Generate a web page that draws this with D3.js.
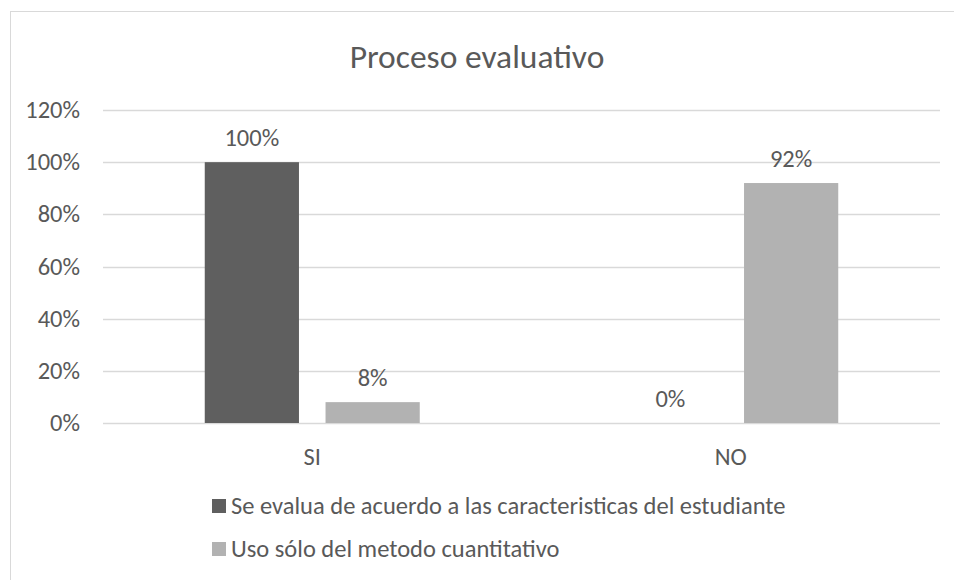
<!DOCTYPE html>
<html>
<head>
<meta charset="utf-8">
<script src="https://cdn.jsdelivr.net/npm/d3@7"></script>
<style>
  body { margin: 0; background: #fff; }
  text { font-family: Calibri, Carlito, "Open Sans", sans-serif; fill: #595959; }
</style>
</head>
<body>
<div id="content"></div>
<script>
// data
var categories = ["SI", "NO"];
var seriesNames = ["Se evalua de acuerdo a las caracteristicas del estudiante", "Uso sólo del metodo cuantitativo"];
var evaluaValues = [100, 0];
var cuantitativoValues = [8, 92];
var yTicks = [0, 20, 40, 60, 80, 100, 120];
var colors = ["#5f5f5f", "#b2b2b2"];

var series = [evaluaValues, cuantitativoValues];

var svg = d3.select("#content").append("svg")
    .attr("width", 954)
    .attr("height", 580);

// chart border (cropped at right / bottom)
svg.append("rect")
    .attr("x", 10.5)
    .attr("y", 11.5)
    .attr("width", 960)
    .attr("height", 600)
    .attr("fill", "#fff")
    .attr("stroke", "#d9d9d9");

var plotLeft = 103, plotRight = 940, plotTop = 110, plotBottom = 423;
var groupW = 215;
var fs = "24.5px";

var y = d3.scaleLinear().domain([0, 120]).range([plotBottom, plotTop]);
var x0 = d3.scaleBand().domain(categories).range([plotLeft, plotRight]);
var x1 = d3.scaleBand().domain([0, 1]).range([0, groupW]).paddingInner(0.22);

function barX(i, s){ return x0(categories[i]) + x0.bandwidth()/2 - groupW/2 + x1(s); }

// gridlines
svg.append("g").selectAll("line")
    .data(yTicks)
  .enter().append("line")
    .attr("x1", plotLeft)
    .attr("x2", plotRight)
    .attr("y1", function(d){ return Math.round(y(d)) + 0.5; })
    .attr("y2", function(d){ return Math.round(y(d)) + 0.5; })
    .attr("stroke", "#d9d9d9")
    .attr("stroke-width", 1.3);

// y tick labels
svg.append("g").selectAll("text")
    .data(yTicks)
  .enter().append("text")
    .attr("x", 80)
    .attr("y", function(d){ return y(d) + 8; })
    .attr("text-anchor", "end")
    .style("font-size", fs)
    .text(function(d){ return d + "%"; });

// bars
series.forEach(function(vals, s){
  var g = svg.append("g");
  g.selectAll("rect")
      .data(vals)
    .enter().append("rect")
      .attr("x", function(d, i){ return barX(i, s); })
      .attr("y", function(d){ return y(d); })
      .attr("width", x1.bandwidth())
      .attr("height", function(d){ return plotBottom - y(d); })
      .attr("fill", colors[s]);

  g.selectAll("text")
      .data(vals)
    .enter().append("text")
      .attr("x", function(d, i){ return barX(i, s) + x1.bandwidth()/2; })
      .attr("y", function(d){ return y(d) - 16; })
      .attr("text-anchor", "middle")
      .style("font-size", fs)
      .text(function(d){ return d + "%"; });
});

// category labels
svg.append("g").selectAll("text")
    .data(categories)
  .enter().append("text")
    .attr("x", function(d){ return x0(d) + x0.bandwidth()/2; })
    .attr("y", 465)
    .attr("text-anchor", "middle")
    .style("font-size", fs)
    .text(function(d){ return d; });

// title
svg.append("text")
    .attr("x", 477)
    .attr("y", 68)
    .attr("text-anchor", "middle")
    .style("font-size", "33.5px")
    .text("Proceso evaluativo");

// legend
var legend = svg.append("g").selectAll("g")
    .data(seriesNames)
  .enter().append("g")
    .attr("transform", function(d, i){ return "translate(212," + (499 + i*43) + ")"; });
legend.append("rect")
    .attr("width", 14)
    .attr("height", 14)
    .attr("fill", function(d, i){ return colors[i]; });
legend.append("text")
    .attr("x", 19)
    .attr("y", 15)
    .style("font-size", fs)
    .text(function(d){ return d; });
</script>
</body>
</html>
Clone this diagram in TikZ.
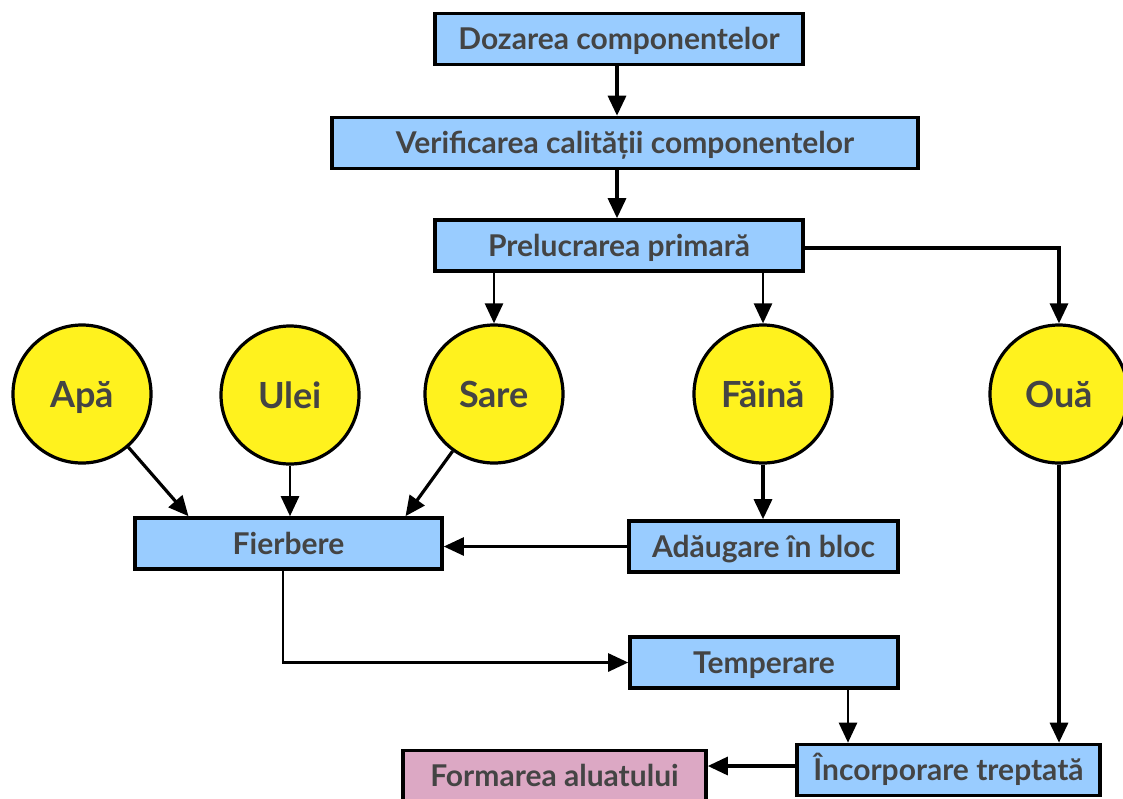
\documentclass[tikz,border=0pt]{standalone}
\usepackage{fontspec}
\setmainfont{Lato}
\usetikzlibrary{arrows.meta,calc}
\definecolor{boxblue}{RGB}{153,204,255}
\definecolor{dotyellow}{RGB}{255,242,30}
\definecolor{endpink}{RGB}{220,168,196}
\definecolor{inkgray}{RGB}{68,68,68}
\begin{document}
\begin{tikzpicture}[x=1pt,y=-1pt,
  stepbox/.style={draw=black,line width=3.6pt,fill=boxblue,rectangle,
    minimum height=51pt,inner sep=0pt,text=inkgray,
    text height=21.5pt,text depth=0pt,
    font=\fontsize{30}{34}\selectfont\bfseries},
  endbox/.style={stepbox,fill=endpink},
  ingr/.style={draw=black,line width=3.2pt,fill=dotyellow,circle,
    minimum size=138pt,inner sep=0pt,text=inkgray,
    text height=26pt,text depth=0pt,
    font=\fontsize{36}{40}\selectfont\bfseries},
  flow/.style={line width=3.2pt,-{Triangle[length=20pt,width=18pt]}},
  thinflow/.style={flow,line width=2.6pt}]
\useasboundingbox (0,0) rectangle (1123,798);
\fill[white] (0,0) rectangle (1123,798);

% process steps
\node[stepbox,minimum width=368pt] (doz) at (619,39) {Dozarea componentelor};
\node[stepbox,minimum width=586pt] (ver) at (625,143) {Verificarea calității componentelor};
\node[stepbox,minimum width=368pt] (pre) at (619,245.5) {Prelucrarea primară};
\node[stepbox,minimum width=307pt] (fier) at (288.5,543.5) {Fierbere};
\node[stepbox,minimum width=269pt] (add) at (763.5,546.5) {Adăugare în bloc};
\node[stepbox,minimum width=268pt] (temp) at (764,662.5) {Temperare};
\node[stepbox,minimum width=303pt] (inc) at (948.5,770) {Încorporare treptată};
\node[endbox,minimum width=303pt] (form) at (554.5,776) {Formarea aluatului};

% ingredients
\node[ingr] (apa) at (82,394) {Apă};
\node[ingr] (ulei) at (290,395) {Ulei};
\node[ingr] (sare) at (494,394) {Sare};
\node[ingr] (faina) at (763,394) {Făină};
\node[ingr] (oua) at (1059,394) {Ouă};

% connectors
\draw[flow] ([xshift=-2pt]doz.south) -- ([xshift=-2pt]doz.south |- ver.north);
\draw[flow] ([xshift=-8pt]ver.south) -- ([xshift=-8pt]ver.south |- pre.north);
\draw[thinflow] (sare.north |- pre.south) -- (sare.north);
\draw[thinflow] (faina.north |- pre.south) -- (faina.north);
\draw[flow] ([yshift=-2.5pt]pre.east) -| (oua.north);
\draw[flow] (apa) -- ([xshift=-100pt]fier.north);
\draw[thinflow] (ulei) -- (ulei |- fier.north);
\draw[flow] (sare) -- ([xshift=117pt]fier.north);
\draw[flow] (faina) -- (faina |- add.north);
\draw[thinflow] (add.west) -- (add.west -| fier.east);
\draw[thinflow] ([xshift=-5.5pt]fier.south) |- (temp.west);
\draw[thinflow] ([xshift=84pt]temp.south) -- ([xshift=84pt]temp.south |- inc.north);
\draw[flow] (oua) -- (oua |- inc.north);
\draw[flow] ([yshift=4pt]inc.west) -- ([yshift=4pt]inc.west -| form.east);
\end{tikzpicture}
\end{document}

= = = = =

▸ Request
Using the listing, collect all lines in which the string "this" is found.

▸ Solution below
Generate a web page that draws this with D3.js.
Clone this diagram in TikZ.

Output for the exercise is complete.